Recall that Sauron has inscribed the One Ring with the following words.
One Ring to rule them all, One Ring to find them,
One Ring to bring them all and in the darkness bind them
In this inscription, what or who does the “them all” refer to? Does it refer to the other rings of power? The lords that bear the other rings of power? Or all the masses of elves, dwarves and humans? Or is it left deliberately vague who or what the ring is to rule?
See also an earlier question Is the ring poem slightly inaccurate? Who wrote it?
Answer
This is made clear in the essay Of the Rings of Power and the Third Age, published in The Silmarillion:
Now the Elves made many rings; but secretly Sauron made One Ring to rule all the others, and their power was bound up with it, to be subject wholly to it and to last only so long as it too should last.
The choice of phrase can hardly be accidental here: it's explicit that the purpose of the One Ring was to rule the other Rings, and not to rule their bearers.

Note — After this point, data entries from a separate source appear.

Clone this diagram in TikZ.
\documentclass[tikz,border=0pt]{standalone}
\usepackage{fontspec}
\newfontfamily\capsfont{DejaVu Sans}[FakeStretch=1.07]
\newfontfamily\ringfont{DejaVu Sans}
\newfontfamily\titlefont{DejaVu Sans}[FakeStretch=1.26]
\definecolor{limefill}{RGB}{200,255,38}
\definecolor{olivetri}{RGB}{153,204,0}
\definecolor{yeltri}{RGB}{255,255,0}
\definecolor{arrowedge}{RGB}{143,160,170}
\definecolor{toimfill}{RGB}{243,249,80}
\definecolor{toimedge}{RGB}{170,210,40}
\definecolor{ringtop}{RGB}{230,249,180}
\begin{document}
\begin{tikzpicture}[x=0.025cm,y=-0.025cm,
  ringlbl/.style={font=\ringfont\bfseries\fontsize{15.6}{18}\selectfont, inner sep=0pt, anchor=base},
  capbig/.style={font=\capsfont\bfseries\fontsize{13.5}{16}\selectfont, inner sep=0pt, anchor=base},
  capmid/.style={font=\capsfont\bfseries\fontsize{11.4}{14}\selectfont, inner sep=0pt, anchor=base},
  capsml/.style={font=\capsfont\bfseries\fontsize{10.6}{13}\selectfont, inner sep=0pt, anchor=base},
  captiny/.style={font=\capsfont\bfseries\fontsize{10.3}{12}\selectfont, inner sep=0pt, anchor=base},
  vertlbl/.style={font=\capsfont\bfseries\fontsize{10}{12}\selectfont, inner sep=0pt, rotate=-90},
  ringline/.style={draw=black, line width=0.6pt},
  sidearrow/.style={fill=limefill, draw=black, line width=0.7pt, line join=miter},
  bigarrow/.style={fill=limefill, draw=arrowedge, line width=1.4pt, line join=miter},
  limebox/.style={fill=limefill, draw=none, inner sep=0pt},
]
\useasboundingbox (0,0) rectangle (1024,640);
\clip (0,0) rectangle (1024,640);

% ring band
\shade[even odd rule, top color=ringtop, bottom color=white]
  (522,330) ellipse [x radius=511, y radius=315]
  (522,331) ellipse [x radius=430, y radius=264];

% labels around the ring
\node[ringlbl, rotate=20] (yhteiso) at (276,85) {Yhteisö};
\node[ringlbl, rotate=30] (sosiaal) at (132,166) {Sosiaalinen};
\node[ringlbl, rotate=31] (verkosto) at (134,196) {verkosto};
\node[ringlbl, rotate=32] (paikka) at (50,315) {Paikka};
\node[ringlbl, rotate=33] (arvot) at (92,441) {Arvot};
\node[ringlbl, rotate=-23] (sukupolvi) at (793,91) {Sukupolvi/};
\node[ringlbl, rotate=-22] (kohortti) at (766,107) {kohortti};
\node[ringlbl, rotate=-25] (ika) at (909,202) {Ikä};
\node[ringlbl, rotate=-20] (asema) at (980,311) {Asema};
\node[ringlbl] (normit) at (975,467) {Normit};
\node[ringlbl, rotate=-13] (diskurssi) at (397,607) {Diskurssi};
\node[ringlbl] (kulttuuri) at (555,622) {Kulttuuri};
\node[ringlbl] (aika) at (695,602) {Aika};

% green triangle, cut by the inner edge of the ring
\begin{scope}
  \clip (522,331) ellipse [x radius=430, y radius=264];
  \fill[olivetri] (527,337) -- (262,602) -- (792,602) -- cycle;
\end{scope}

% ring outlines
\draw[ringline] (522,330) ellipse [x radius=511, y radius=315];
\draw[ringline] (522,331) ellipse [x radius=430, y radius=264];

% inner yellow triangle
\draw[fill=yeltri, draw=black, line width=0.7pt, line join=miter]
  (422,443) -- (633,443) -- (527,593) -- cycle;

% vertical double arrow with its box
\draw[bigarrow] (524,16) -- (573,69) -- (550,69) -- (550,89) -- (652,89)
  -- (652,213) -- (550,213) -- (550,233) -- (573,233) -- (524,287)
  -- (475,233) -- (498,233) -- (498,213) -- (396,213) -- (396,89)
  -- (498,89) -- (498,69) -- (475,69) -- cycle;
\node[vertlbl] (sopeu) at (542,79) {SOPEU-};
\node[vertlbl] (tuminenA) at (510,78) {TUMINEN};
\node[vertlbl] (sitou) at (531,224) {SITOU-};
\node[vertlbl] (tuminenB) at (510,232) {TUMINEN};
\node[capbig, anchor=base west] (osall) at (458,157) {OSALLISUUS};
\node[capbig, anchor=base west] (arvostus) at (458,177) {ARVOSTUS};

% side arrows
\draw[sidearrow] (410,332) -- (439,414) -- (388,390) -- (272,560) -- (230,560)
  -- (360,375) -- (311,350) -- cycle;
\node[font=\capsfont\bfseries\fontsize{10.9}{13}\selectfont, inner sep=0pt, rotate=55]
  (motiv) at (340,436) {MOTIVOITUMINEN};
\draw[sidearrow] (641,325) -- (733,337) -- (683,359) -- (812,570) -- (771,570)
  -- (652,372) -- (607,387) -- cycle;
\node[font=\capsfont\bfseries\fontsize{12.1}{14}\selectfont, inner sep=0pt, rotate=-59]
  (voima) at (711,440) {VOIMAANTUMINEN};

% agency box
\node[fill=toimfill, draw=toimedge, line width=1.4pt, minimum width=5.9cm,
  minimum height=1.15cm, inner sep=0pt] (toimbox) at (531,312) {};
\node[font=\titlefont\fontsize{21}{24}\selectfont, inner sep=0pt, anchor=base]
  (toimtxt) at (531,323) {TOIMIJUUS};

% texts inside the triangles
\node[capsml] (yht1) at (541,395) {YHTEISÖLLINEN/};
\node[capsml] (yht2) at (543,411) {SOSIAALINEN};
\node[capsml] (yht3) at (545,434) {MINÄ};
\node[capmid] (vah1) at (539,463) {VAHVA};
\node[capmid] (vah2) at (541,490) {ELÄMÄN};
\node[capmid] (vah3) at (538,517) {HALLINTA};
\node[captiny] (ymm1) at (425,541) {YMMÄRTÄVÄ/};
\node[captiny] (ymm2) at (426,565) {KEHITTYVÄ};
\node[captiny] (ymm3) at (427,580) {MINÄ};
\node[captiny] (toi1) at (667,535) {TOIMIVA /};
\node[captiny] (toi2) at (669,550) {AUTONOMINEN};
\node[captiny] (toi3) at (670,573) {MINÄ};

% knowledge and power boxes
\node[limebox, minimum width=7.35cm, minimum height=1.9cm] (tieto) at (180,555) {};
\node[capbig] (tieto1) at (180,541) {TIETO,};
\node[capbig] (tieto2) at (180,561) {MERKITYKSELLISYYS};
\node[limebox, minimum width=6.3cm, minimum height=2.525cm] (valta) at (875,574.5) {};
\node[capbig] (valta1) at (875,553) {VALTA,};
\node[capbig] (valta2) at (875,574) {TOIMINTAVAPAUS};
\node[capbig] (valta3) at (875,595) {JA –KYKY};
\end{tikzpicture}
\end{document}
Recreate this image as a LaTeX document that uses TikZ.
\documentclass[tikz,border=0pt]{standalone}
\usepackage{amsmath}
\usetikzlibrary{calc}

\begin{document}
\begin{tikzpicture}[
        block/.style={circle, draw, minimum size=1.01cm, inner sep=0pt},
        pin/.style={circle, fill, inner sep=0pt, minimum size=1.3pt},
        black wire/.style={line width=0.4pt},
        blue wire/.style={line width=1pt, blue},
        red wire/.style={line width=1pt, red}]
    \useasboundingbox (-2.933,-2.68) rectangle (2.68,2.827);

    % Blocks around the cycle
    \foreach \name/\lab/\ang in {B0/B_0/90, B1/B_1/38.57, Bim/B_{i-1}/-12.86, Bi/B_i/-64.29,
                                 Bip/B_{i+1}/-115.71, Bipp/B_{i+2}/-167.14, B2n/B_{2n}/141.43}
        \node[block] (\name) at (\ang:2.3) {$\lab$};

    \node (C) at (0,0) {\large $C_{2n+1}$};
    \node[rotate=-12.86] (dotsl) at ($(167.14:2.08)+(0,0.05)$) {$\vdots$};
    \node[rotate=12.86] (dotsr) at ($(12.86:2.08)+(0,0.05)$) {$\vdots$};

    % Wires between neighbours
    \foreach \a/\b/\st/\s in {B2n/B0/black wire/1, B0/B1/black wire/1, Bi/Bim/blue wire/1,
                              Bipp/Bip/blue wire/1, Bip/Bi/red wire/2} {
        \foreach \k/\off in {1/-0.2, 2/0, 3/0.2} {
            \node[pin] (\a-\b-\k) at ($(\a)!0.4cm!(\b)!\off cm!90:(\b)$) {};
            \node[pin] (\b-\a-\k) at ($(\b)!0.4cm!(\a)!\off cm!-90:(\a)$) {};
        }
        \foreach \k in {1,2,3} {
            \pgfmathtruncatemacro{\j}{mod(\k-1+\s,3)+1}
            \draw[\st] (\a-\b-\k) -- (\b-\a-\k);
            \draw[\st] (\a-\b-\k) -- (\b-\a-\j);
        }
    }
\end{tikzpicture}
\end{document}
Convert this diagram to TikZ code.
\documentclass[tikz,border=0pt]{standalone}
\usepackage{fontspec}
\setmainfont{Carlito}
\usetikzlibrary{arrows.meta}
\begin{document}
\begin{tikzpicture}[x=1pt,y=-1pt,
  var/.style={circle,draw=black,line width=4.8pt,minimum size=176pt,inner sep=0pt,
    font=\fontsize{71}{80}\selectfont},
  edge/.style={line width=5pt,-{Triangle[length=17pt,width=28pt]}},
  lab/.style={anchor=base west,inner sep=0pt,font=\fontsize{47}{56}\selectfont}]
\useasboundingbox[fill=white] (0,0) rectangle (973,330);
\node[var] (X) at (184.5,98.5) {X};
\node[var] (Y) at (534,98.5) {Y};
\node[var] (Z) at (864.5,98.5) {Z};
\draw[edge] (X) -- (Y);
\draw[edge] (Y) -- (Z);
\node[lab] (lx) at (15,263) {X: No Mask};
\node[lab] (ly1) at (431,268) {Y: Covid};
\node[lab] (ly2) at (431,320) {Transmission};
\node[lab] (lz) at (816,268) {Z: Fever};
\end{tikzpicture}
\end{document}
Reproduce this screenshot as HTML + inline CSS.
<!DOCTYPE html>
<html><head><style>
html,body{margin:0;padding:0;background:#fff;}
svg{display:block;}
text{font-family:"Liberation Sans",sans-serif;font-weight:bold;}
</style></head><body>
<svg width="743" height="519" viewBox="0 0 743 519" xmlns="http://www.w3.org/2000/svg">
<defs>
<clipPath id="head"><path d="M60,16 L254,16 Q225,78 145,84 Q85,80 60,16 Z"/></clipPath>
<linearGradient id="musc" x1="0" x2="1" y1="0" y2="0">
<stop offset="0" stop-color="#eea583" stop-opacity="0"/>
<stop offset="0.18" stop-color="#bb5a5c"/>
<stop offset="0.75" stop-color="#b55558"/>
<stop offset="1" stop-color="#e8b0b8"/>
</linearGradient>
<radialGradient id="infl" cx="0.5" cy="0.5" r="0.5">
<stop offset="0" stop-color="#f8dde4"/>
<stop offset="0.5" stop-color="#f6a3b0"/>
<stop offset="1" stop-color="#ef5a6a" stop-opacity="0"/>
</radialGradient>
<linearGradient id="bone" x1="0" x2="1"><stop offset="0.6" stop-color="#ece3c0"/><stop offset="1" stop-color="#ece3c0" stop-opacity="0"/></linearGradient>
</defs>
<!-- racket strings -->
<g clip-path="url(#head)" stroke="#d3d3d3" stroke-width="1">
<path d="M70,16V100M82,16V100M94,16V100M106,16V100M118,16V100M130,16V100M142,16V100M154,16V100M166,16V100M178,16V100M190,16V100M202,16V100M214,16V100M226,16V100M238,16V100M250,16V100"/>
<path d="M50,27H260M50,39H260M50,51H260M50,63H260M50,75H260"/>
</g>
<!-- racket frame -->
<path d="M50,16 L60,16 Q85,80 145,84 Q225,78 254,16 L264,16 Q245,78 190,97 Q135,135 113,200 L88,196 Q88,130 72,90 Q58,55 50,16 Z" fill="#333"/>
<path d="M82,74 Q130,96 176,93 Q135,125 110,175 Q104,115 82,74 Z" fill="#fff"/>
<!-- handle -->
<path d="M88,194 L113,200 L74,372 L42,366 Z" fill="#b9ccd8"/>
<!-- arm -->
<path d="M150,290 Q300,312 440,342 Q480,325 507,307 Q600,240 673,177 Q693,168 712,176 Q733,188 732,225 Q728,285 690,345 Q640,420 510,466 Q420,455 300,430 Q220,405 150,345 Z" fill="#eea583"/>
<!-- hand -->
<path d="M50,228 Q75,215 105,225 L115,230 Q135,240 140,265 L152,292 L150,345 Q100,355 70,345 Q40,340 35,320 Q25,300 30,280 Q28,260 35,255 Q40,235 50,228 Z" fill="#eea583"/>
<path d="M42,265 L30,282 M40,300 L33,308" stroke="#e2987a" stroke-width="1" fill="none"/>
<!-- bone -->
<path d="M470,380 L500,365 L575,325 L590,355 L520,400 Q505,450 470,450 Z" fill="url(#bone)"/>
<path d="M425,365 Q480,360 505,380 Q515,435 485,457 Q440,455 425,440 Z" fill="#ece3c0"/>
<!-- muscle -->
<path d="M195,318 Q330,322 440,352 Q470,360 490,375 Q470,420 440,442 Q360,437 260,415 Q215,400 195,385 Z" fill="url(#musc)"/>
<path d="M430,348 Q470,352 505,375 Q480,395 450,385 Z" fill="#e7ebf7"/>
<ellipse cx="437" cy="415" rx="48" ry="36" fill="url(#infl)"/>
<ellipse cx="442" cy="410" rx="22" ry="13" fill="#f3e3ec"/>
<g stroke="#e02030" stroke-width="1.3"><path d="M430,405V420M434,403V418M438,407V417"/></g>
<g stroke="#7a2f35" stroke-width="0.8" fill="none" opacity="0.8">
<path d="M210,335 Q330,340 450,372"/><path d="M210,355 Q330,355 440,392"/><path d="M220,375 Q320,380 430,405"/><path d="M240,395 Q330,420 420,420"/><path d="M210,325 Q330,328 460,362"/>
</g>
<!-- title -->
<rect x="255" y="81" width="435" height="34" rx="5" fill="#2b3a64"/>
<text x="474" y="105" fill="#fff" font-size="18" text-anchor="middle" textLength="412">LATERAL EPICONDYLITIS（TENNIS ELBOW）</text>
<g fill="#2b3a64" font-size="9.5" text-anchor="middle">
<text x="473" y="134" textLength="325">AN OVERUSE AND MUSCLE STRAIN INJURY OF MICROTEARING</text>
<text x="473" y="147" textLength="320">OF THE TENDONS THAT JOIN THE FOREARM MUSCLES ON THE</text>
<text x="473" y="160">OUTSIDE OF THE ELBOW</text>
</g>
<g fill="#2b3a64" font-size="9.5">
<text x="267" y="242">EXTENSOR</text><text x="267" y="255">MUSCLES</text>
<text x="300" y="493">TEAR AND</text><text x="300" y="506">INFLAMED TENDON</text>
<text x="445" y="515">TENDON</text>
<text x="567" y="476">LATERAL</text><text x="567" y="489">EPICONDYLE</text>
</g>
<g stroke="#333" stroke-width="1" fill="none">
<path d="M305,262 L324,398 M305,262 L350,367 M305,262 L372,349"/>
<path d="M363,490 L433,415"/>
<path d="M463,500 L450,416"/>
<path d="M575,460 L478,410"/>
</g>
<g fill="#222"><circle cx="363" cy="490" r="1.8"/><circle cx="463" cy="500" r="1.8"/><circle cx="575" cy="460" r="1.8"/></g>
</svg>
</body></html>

Note from the accepted answer to the question you link (which is IMO correct) that the "one Ring to rule them all..." part (i.e the Ring inscription itself) was composed first, with the other lines added by person or persons unknown at a later date. At the time the other Rings were made, there was actually no distinction between the Seven and the Nine, with only the Three being in any way different.